Plotting this stage back onto the image

detected boxes and heatmap

A history is kept of heat maps

Heatmap History

which is then used as input into Scipy Label with a dim binary structure linking dimensions, giving

Heatmap with corresponding 2 cars identified labels

finally a variance filter is applied on each box, if for one detected label boxes are ignored with a variance < 0.1 (its just a few close points0 or if multiple with a variance < 1.5 (more noise).

Video Implementation

Vehicle Detection Video

The Project VehicleDetection mp4 on GitHub, contains the result (YouTube Copy)

Result Video embedded from YouTube

Tracking Vehicle Detections

One of the nice features of the scipy.ndimage.measurements.label function is that it can process 3d arrays giving labels in x,y,z spaces. Thus when using the array of heat map history as input, it labels connections in x,y,z. If a returned label box is not represented in at least 3 (heat map history max — 2) z planes then it is rejected as a false positive. The result is that a vehicle is tracked over the heat map history kept.


When construction this pipeline, I spent some time working on parallelising the window search. What I found is that there is most likely little overall performance improvement to be gained by doing so. Images have to be processed in series and whilst generating the video, my cpu was under utilised.

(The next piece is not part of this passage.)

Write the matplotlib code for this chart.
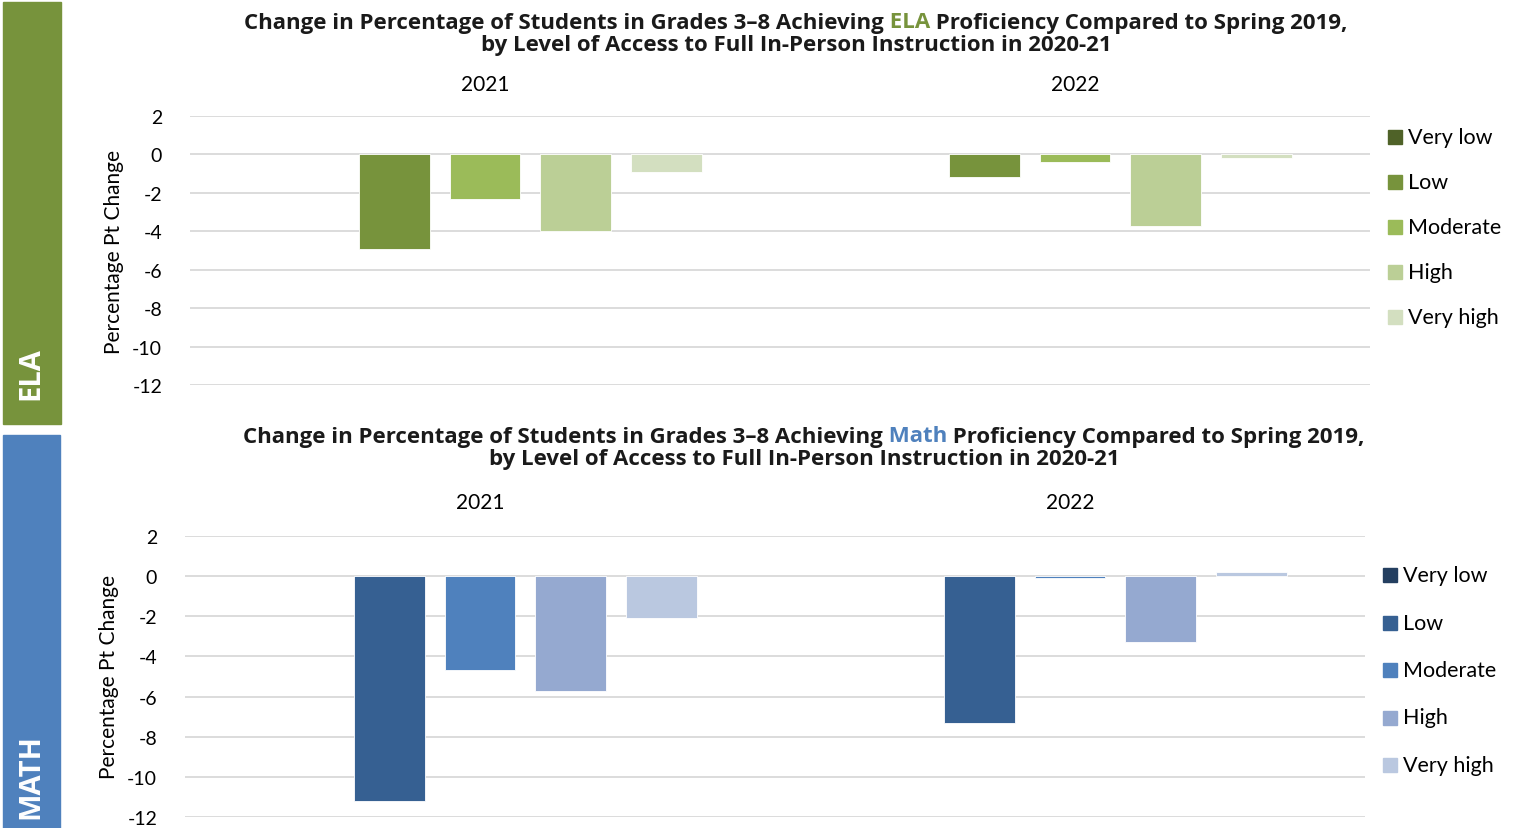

In hindsight I should of used a heavy weight search to detect vehicles and then a more lighter weight, narrower search primed by the last known positions. Heavy weight searching could be run at larger intervals or when a vehicle detection is lost.

My pipeline would fail presently if vehicles were on the left hand side or centre of the car. I suspect trucks, motorbikes, cyclists and pedestrians would not be detected (as they are not in the training data).